[What the exercise asks]
Copy each line with the word "this" in it.

[Source material]
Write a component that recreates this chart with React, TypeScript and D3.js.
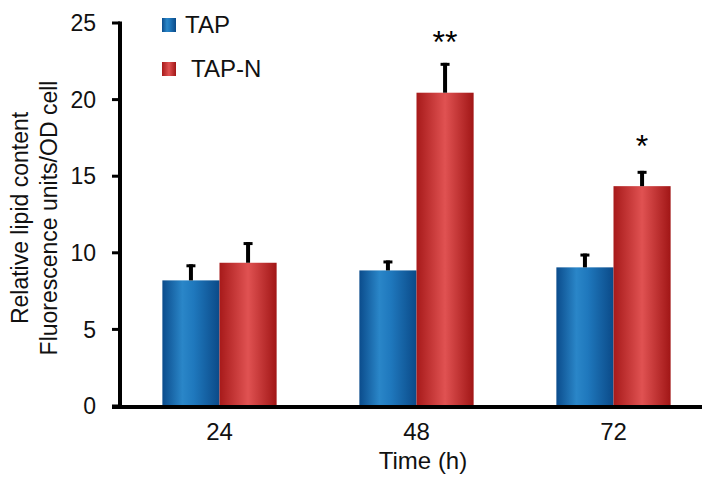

---

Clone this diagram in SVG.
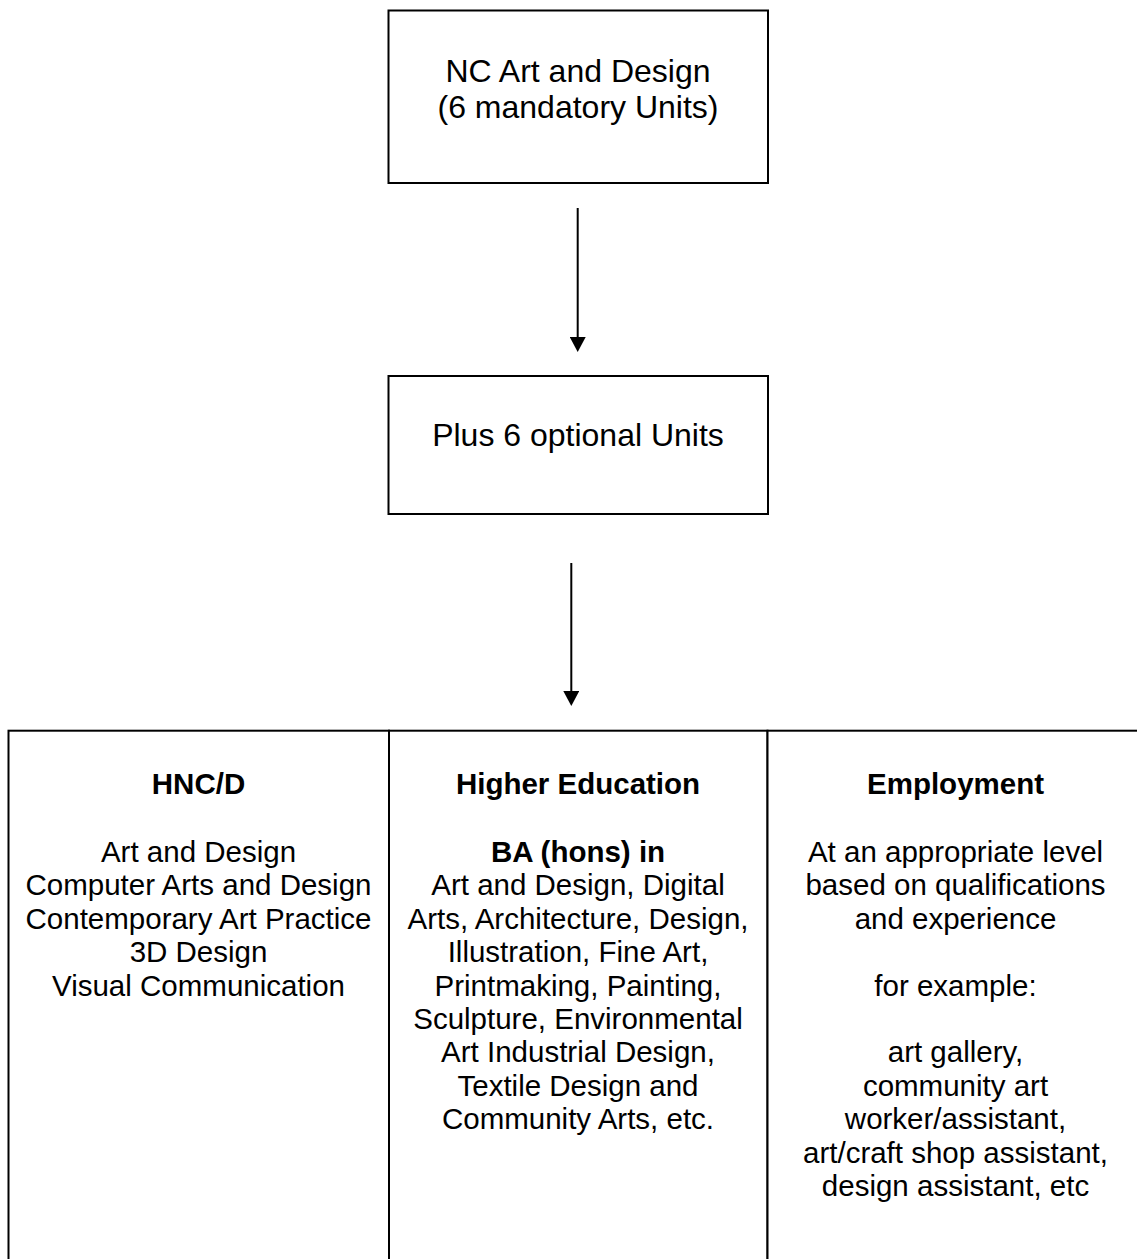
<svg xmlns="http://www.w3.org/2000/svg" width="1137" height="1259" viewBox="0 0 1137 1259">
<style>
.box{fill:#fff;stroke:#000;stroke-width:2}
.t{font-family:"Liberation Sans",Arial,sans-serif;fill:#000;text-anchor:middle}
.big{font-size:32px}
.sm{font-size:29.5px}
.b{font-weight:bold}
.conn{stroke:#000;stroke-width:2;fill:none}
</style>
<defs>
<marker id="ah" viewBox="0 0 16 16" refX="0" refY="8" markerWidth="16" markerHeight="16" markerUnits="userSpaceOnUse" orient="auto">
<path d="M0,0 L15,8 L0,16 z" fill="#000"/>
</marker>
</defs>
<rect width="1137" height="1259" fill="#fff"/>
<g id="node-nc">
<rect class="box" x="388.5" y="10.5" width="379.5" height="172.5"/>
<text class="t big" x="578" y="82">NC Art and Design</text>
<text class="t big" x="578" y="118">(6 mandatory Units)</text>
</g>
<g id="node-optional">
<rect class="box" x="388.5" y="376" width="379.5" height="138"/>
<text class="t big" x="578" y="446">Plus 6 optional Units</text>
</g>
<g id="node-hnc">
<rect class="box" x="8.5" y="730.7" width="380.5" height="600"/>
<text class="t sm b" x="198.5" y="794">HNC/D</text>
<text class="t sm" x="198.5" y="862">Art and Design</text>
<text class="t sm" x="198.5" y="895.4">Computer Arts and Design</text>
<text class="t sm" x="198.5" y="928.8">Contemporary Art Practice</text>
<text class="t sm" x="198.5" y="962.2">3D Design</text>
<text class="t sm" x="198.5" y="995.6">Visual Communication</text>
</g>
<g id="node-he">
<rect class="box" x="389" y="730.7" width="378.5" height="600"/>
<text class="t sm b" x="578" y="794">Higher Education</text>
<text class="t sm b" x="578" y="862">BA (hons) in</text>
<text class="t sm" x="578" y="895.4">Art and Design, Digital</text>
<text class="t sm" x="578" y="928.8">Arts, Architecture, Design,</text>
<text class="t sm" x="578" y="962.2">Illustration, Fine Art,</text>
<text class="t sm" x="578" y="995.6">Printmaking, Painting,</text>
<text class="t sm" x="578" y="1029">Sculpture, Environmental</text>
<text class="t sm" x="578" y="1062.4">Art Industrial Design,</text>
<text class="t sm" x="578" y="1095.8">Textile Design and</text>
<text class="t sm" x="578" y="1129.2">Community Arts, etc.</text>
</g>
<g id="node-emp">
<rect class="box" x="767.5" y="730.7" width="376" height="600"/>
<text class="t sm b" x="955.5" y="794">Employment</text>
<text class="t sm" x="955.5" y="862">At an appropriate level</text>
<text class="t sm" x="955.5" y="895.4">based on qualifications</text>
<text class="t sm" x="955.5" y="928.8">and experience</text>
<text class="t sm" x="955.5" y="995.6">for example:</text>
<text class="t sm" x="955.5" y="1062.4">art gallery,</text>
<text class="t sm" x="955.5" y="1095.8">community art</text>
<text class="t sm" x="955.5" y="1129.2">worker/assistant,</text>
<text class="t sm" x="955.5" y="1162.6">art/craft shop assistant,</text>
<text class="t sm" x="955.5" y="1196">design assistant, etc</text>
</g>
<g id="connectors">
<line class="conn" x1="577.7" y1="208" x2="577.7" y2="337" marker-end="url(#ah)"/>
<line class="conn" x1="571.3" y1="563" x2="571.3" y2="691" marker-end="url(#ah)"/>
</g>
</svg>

[Full solution]
Write a component that recreates this chart with React, TypeScript and D3.js.
Clone this diagram in SVG.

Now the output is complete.